Oleh: Dr. Silmy Karim, M.Ec.
Undang-Undang Nomor 3 Tahun 2002 tentang Pertahanan Negara menegaskan, kita menganut sistem pertahanan semesta yang mencakup konsep pertahanan militer dan pertahanan nirmiliter. Buku Putih Pertahanan Indonesia 2008 menyebutkan, kesemestaan mengandung makna pelibatan seluruh rakyat dan segenap sumber daya nasional, sarana dan prasarana nasional, serta seluruh wilayah negara sebagai satu kesatuan pertahanan yang utuh dan menyeluruh.
Sistem pertahanan ini tecermin dalam strategi pertahanan nasional yang secara garis besar bertumpu pada nilai untuk mempertahankan diri dari ancaman dan gangguan yang bisa mengganggu kedaulatan negara dan mengancam keselamatan warga negara. Konsepsi penting yang mewarnai strategi pertahanan adalah aspek penguasaan teknologi.
Teknologi memainkan peranan penting dalam kekuatan pertahanan suatu negara. Penguasaan teknologi modern bisa mengubah struktur, postur, bahkan strategi pertahanan suatu negara. Semakin maju teknologi yang dikuasai, penentuan struktur, postur, dan strategi pertahanan akan semakin efisien dan efektif.
Dalam konteks itulah, Rencana Pengembangan Postur Alat Utama Sistem Senjata dan Industri Pertahanan yang disusun pemerintah secara tegas mengaitkan rencana pengembangan postur alat utama sistem senjata (alutsista) dengan program pencapaian kemandirian indhan sebagai bagian dari upaya penguasaan teknologi.
Pengembangan indhan sengaja tidak hanya diarahkan memiliki kemampuan untuk memproduksi peralatan militer, seperti medium tank, roket, pesawat tempur, dan kapal selam, guna mendukung postur kekuatan pertahanan yang ideal, serta mendorong indhan yang mandiri dan berkemampuan teknologi tinggi, tetapi juga menjadikan sektor industrial pertahanan sebagai salah satu pendorong utama pertumbuhan ekonomi.
Pada 2009, anggaran pertahanan kita masih sekitar Rp 33,6 triliun. Jumlah ini naik hampir tiga kali lipat menjadi Rp 95 triliun pada 2014. Meski mengalami peningkatan signifikan, anggaran pertahanan kita masih kurang kompetitif dibandingkan dengan negara lain.

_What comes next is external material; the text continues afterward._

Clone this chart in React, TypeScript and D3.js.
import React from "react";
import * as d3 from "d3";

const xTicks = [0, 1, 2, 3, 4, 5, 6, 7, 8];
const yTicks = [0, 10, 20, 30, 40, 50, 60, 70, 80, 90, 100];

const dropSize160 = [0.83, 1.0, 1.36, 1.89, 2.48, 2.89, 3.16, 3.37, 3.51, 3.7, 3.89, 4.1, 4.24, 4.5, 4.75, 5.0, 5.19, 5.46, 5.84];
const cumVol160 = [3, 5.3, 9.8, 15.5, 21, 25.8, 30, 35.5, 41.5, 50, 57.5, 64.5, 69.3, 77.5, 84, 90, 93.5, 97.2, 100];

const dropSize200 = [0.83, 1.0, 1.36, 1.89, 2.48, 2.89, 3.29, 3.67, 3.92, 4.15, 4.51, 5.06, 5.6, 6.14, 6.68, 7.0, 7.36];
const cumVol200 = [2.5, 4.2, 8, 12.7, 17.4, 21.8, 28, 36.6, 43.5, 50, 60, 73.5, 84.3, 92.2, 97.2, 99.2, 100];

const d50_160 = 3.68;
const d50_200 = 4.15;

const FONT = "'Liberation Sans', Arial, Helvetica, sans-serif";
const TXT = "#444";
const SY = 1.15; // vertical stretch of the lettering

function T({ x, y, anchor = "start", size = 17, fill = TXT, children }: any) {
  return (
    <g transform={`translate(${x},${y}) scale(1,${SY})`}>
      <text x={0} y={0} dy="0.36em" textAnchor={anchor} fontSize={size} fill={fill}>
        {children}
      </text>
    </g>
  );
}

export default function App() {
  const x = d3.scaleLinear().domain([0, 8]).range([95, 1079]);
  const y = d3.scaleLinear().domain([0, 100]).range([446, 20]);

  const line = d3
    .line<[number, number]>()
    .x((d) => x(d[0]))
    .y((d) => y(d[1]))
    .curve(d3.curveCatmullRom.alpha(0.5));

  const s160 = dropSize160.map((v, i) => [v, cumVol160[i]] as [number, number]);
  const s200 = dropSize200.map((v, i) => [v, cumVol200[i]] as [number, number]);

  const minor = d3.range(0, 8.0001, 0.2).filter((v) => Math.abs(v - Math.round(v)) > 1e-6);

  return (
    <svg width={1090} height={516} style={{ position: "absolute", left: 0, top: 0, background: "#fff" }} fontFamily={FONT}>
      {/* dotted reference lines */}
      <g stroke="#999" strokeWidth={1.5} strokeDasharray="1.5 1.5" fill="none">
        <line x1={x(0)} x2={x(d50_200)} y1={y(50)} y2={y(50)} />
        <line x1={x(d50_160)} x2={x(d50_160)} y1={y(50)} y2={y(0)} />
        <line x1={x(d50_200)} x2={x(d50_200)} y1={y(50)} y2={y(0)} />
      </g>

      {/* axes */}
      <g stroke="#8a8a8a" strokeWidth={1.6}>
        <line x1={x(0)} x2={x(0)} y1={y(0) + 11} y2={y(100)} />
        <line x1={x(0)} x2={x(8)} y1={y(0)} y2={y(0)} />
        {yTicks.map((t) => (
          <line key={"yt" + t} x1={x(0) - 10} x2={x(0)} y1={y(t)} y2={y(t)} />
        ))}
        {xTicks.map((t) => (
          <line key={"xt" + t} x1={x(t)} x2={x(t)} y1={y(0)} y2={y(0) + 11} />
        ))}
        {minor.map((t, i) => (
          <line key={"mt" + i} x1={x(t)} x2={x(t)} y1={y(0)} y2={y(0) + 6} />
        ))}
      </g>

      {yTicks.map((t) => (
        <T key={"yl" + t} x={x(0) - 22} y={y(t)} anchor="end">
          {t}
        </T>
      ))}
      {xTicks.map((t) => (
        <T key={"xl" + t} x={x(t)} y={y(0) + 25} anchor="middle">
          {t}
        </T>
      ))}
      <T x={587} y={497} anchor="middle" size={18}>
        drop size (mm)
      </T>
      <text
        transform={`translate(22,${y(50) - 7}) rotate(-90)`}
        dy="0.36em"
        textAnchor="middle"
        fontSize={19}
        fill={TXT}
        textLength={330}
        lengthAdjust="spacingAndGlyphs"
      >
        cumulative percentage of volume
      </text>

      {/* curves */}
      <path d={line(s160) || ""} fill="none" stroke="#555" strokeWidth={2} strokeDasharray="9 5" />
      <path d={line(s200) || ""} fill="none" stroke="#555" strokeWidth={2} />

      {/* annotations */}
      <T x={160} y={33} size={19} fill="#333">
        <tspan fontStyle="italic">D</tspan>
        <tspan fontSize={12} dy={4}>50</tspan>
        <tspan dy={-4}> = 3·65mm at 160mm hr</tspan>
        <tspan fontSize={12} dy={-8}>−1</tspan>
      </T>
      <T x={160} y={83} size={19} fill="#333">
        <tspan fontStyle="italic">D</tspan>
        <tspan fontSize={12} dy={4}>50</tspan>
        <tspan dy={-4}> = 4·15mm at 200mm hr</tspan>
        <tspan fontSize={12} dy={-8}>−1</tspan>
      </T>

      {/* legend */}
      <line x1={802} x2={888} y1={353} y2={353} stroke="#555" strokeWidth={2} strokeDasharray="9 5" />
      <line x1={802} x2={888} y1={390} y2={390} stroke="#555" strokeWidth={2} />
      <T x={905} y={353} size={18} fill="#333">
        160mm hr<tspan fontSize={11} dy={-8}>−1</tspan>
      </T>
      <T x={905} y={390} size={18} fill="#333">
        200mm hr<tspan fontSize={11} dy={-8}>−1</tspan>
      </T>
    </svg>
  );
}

Saat ini, anggaran pertahanan kita di level sekitar 0,8 persen dari PDB. Lebih rendah dibandingkan dengan banyak negara, bahkan dibandingkan dengan negara tetangga, seperti Malaysia dan Singapura yang sudah di atas 2 persen dari PDB.
Namun, bukan berarti jika anggaran diperbesar semua persoalan indhan akan selesai. Bagaimanapun pemerintah tetap harus mendukung industri lewat kebijakan dan regulasi. Indhan butuh kepastian perencanaan pemerintah untuk menyiapkan fasilitas produksi, menghitung kapasitas, menyisihkan sejumlah sumber daya finansial, serta memfokuskan usaha pada aktivitas riset dan pengembangan tertentu untuk menghasilkan produk yang sesuai dengan kebutuhan pemerintah. Seterang matahari Karakter pasar pertahanan yang khusus juga harus dipertimbangkan.

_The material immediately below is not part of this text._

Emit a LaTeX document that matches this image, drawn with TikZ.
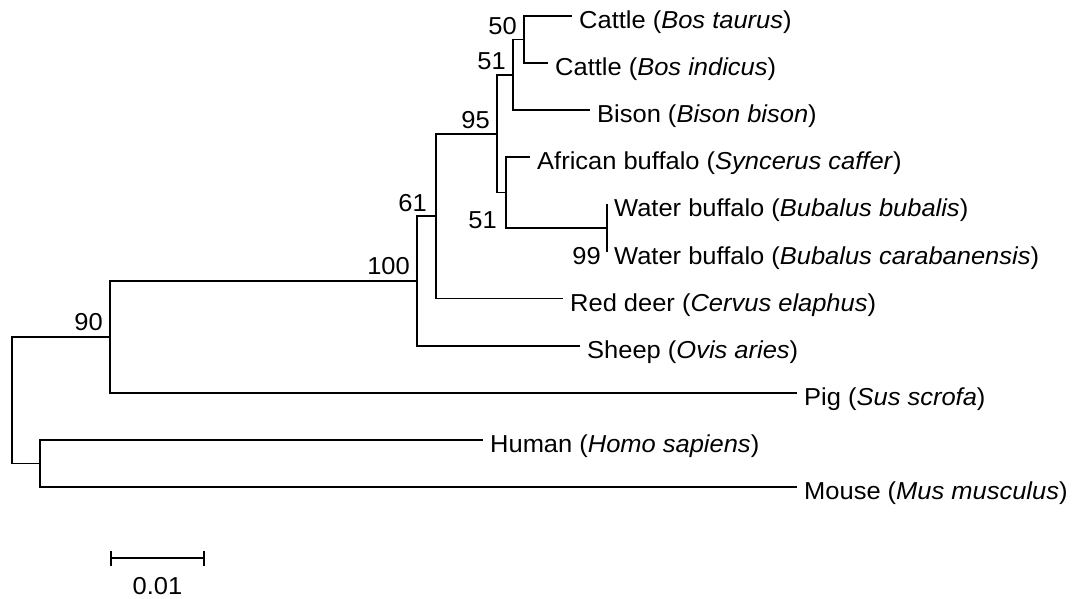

Di pasar komersial, peningkatan supply dan demand sangat berkorelasi dengan level harga.
Sementara di sektor pertahanan, jumlah pemesanan dari pemerintah tidak sensitif terhadap penurunan harga dan kenaikan karena dilandasi pada penghitungan kebutuhan, proyeksi struktur angkatan bersenjata, dan kapabilitas dari sistem persenjataan yang diinginkan. Dengan kondisi ini, perusahaan hanya memiliki sedikit insentif pasar untuk lebih efisien demi memangkas harga.
Salah satu insentif yang bisa diciptakan untuk indhan dalam negeri adalah memperbesar kemungkinan mendapat kontrak lewat kebijakan keberpihakan negara terhadap indhan-nya.
Roh dari seluruh dukungan yang diharapkan dari pemerintah sesungguhnya adalah kepercayaan terhadap industri untuk dapat mengembangkan diri menjadi lebih efisien dan inovatif.
Kekuatan pertahanan yang tercipta dari impor senjata adalah semu.
Jadi, sudah seterang matahari: kekuatan pertahanan yang digdaya dan strategis bagi bangsa hanya lahir dari kemandirian dan kerja keras.